Luisa Contini literally does *nothing* but complain throughout the entire goddamn movie, yet Cotillard transforms Luisa's whining into nothing short of angelic martyrdom. Her desperate devotion to a husband whom she alternately hates and worships; her exquisite anguish at being torn between supporting the Guido Show and finding her own self-assertion is continually expressed by little more than a glance or a embrace.

Well, what kind of a role does that sound like, really? Kay Corleone! A tool used by her doting/patronizing husband, an underwritten role which critics called a little more than useless. A role that, as gallantly as Diane Keaton tries to play her, is so annoying we couldn't care less what happened to her. What if Marion Cotillard, with her unmatched empathy and grace, had been there forty years earlier? *Sigh*. Of course, there's the problem of Marion being French, since I always thought the point of Kay being an all-American WASP was to show Michael's conflict between his inescapable Mafia roots and his (failed) attempts to assimilate into the "legitimate" American life.

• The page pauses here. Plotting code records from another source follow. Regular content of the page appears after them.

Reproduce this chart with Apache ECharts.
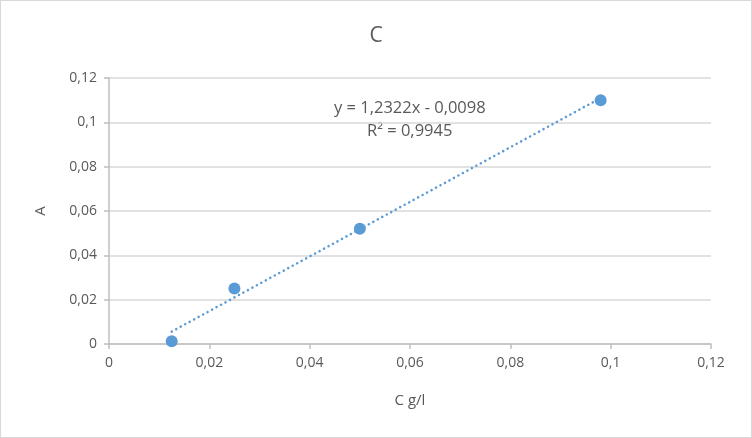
<!DOCTYPE html>
<html>
<head>
<meta charset="utf-8">
<script src="https://cdn.jsdelivr.net/npm/echarts@6/dist/echarts.min.js"></script>
<style>
  html, body { margin: 0; padding: 0; background: #fff; }
  #chart { width: 750px; height: 436px; border: 1px solid #d9d9d9; }
</style>
</head>
<body>
<div id="chart"></div>
<script>
var concentration = [0.0125, 0.025, 0.05, 0.098];
var absorbance = [0.0012, 0.025, 0.052, 0.110];
var slope = 1.2322;
var intercept = -0.0098;
var equationText = 'y = 1,2322x - 0,0098';
var r2Text = 'R² = 0,9945';

var points = concentration.map(function (c, i) { return [c, absorbance[i]]; });
var xFirst = concentration[0], xLast = concentration[concentration.length - 1];
var trend = [[xFirst, slope * xFirst + intercept], [xLast, slope * xLast + intercept]];

function fmt(v) {
    return String(Math.round(v * 100) / 100).replace('.', ',');
}

var myChart = echarts.init(document.getElementById('chart'));

var labelColor = '#595959';
var font = 'Open Sans, Calibri, sans-serif';

var option = {
    animation: false,
    title: {
        text: 'C',
        left: 'center',
        top: 20,
        textStyle: { color: labelColor, fontSize: 21, fontWeight: 'normal', fontFamily: font }
    },
    grid: { left: 108, right: 40, top: 77, bottom: 93 },
    xAxis: {
        type: 'value',
        min: 0, max: 0.12, interval: 0.02,
        name: 'C g/l',
        nameLocation: 'middle',
        nameGap: 49,
        nameTextStyle: { color: labelColor, fontSize: 15, fontFamily: font },
        axisLine: { lineStyle: { color: '#bfbfbf', width: 1.5 } },
        axisTick: { show: true, length: 5, lineStyle: { color: '#bfbfbf', width: 1.5 } },
        splitLine: { show: false },
        axisLabel: { color: labelColor, fontSize: 14, fontFamily: font, margin: 12, formatter: fmt }
    },
    yAxis: {
        type: 'value',
        min: 0, max: 0.12, interval: 0.02,
        name: 'A',
        nameLocation: 'middle',
        nameGap: 61,
        nameTextStyle: { color: labelColor, fontSize: 15, fontFamily: font },
        axisLine: { show: true, lineStyle: { color: '#bfbfbf', width: 1.5 } },
        axisTick: { show: true, length: 5, lineStyle: { color: '#bfbfbf', width: 1.5 } },
        splitLine: { show: true, lineStyle: { color: '#d9d9d9', width: 1.5 } },
        axisLabel: { color: labelColor, fontSize: 14, fontFamily: font, margin: 12, formatter: fmt }
    },
    series: [
        {
            name: 'trend',
            type: 'line',
            data: trend,
            showSymbol: false,
            symbol: 'none',
            lineStyle: { color: '#5b9bd5', width: 2.5, type: [0.1, 5], cap: 'round' },
            z: 1
        },
        {
            name: 'A',
            type: 'scatter',
            data: points,
            symbolSize: 12,
            itemStyle: { color: '#5b9bd5', opacity: 1 },
            z: 2
        }
    ],
    graphic: [
        {
            type: 'text',
            left: 333, top: 99,
            style: { text: equationText, fill: labelColor, fontSize: 16.5, fontFamily: font }
        },
        {
            type: 'text',
            left: 366, top: 122,
            style: { text: r2Text, fill: labelColor, fontSize: 16.5, fontFamily: font }
        }
    ]
};

myChart.setOption(option);
window.addEventListener('resize', function () { myChart.resize(); });
</script>
</body>
</html>
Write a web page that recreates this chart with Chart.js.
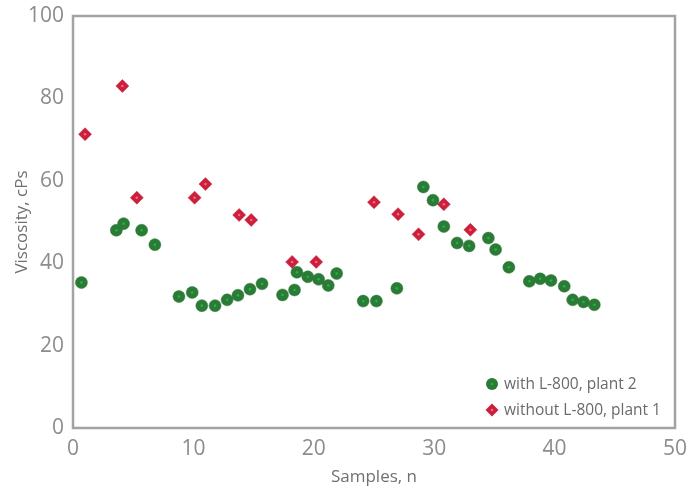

Nevertheless! If I were any good at graphics I would try to Photoshop Marion Cotillard into a Godfather frame, but as it is, you'll just have to settle for this:



"Oh, Michael. Michael, you are blind. It wasn't a miscarriage. It was an abortion. An abortion, Michael. Just like our marriage is an abortion. Something that's unholy and evil. I didn't want your son, Michael! I wouldn't bring another one of your sons into this world! It was a son, Michael! A son! And I had it killed because this, must all end!"

Can't you TOTALLY see Marion doing that? I can. The look of pain in her large, miraculously expressive eyes, as Marion's hissy French accent trembles with barely contained anger and scorn, something similar, I imagine, to her electrifying interrogation scene in Public Enemies. My, I think that sounds perfect.